**WHAT TO PRODUCE**
Retype, word for word, the lines from the first line of the entries through the line that holds "const chartData = categories.map((name, i)"; leave out the pictures.

**RECORDS TO PROCESS**
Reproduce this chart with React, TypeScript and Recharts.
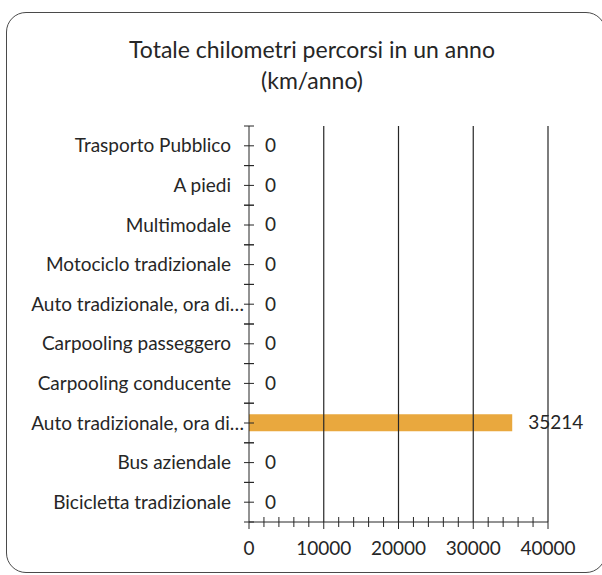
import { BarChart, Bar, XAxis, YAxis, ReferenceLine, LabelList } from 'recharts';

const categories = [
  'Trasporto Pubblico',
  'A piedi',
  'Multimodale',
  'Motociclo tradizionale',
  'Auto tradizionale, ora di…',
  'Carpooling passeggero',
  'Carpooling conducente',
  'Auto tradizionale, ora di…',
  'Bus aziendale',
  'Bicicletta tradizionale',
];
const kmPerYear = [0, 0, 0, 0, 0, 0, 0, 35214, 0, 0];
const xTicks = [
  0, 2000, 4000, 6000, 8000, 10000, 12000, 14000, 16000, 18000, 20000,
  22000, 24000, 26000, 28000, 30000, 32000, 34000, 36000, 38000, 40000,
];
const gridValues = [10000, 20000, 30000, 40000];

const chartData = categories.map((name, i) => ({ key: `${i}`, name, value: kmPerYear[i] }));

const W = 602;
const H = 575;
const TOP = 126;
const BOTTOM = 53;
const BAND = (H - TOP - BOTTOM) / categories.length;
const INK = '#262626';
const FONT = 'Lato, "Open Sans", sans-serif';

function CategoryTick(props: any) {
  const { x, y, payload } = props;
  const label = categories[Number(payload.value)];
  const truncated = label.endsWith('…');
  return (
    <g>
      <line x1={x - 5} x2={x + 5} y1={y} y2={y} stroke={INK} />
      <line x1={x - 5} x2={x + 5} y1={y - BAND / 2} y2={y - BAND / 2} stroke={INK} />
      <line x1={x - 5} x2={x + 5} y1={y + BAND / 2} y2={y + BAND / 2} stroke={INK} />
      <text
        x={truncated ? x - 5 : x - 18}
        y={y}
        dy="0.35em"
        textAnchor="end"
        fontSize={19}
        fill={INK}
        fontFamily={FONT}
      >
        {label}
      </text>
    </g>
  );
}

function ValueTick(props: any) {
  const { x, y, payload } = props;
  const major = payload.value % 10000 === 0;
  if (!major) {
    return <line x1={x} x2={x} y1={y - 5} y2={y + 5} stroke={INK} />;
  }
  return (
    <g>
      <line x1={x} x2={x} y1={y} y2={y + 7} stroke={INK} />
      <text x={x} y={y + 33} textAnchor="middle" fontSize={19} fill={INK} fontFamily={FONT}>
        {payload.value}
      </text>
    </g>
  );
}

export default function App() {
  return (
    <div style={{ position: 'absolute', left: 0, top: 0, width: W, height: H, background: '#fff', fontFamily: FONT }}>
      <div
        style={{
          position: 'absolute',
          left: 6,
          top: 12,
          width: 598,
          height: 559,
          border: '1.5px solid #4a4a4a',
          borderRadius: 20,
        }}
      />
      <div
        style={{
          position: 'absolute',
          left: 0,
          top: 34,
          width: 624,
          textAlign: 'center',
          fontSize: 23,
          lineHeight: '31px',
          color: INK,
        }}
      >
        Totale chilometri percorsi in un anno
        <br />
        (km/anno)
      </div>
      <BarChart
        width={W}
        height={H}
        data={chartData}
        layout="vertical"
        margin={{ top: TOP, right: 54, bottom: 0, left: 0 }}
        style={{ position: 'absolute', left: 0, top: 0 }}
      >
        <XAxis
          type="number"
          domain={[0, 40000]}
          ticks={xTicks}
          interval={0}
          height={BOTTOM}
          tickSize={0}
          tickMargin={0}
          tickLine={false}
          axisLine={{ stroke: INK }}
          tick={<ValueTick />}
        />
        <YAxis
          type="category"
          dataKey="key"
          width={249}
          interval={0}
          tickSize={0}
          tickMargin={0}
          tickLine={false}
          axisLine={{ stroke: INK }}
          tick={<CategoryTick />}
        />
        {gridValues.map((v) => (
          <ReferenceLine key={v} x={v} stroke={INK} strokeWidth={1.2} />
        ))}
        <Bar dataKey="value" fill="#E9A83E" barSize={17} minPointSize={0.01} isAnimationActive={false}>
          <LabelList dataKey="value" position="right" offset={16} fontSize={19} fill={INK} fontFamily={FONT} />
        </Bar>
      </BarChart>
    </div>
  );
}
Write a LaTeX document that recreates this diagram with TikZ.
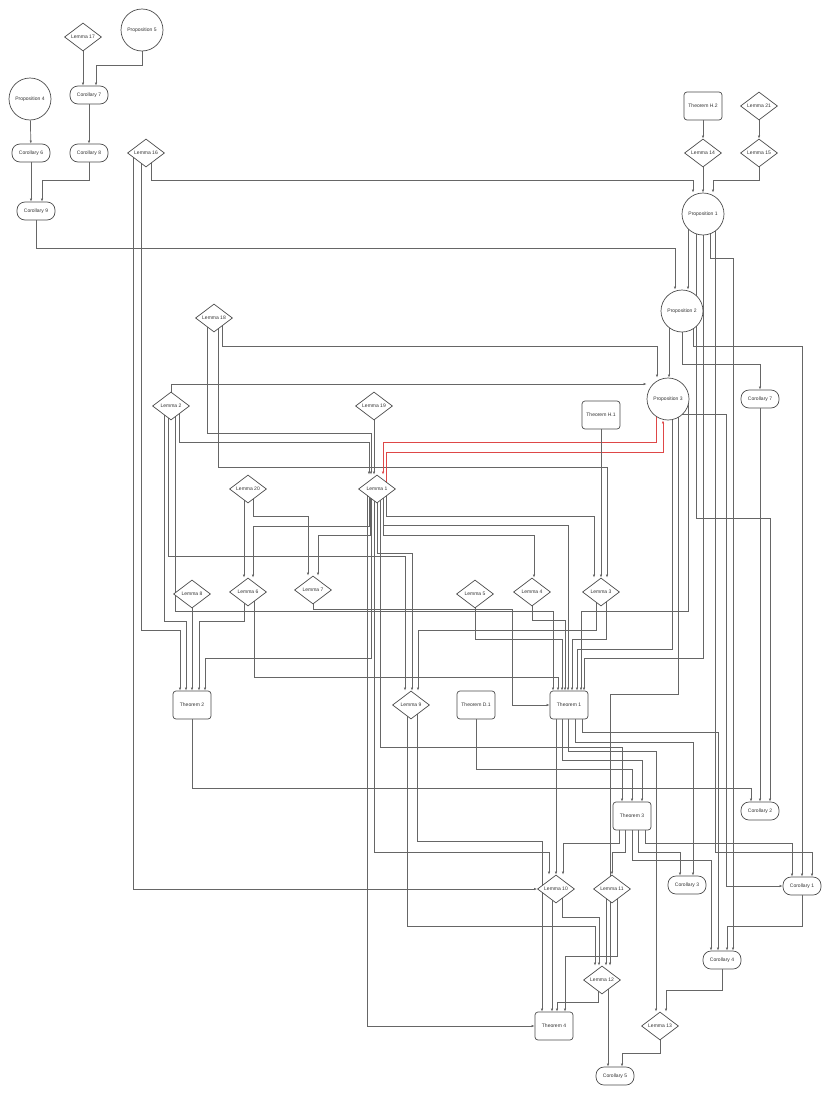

**EXPECTED ANSWER**
Reproduce this chart with React, TypeScript and Recharts.
import { BarChart, Bar, XAxis, YAxis, ReferenceLine, LabelList } from 'recharts';

const categories = [
  'Trasporto Pubblico',
  'A piedi',
  'Multimodale',
  'Motociclo tradizionale',
  'Auto tradizionale, ora di…',
  'Carpooling passeggero',
  'Carpooling conducente',
  'Auto tradizionale, ora di…',
  'Bus aziendale',
  'Bicicletta tradizionale',
];
const kmPerYear = [0, 0, 0, 0, 0, 0, 0, 35214, 0, 0];
const xTicks = [
  0, 2000, 4000, 6000, 8000, 10000, 12000, 14000, 16000, 18000, 20000,
  22000, 24000, 26000, 28000, 30000, 32000, 34000, 36000, 38000, 40000,
];
const gridValues = [10000, 20000, 30000, 40000];

const chartData = categories.map((name, i) => ({ key: `${i}`, name, value: kmPerYear[i] }));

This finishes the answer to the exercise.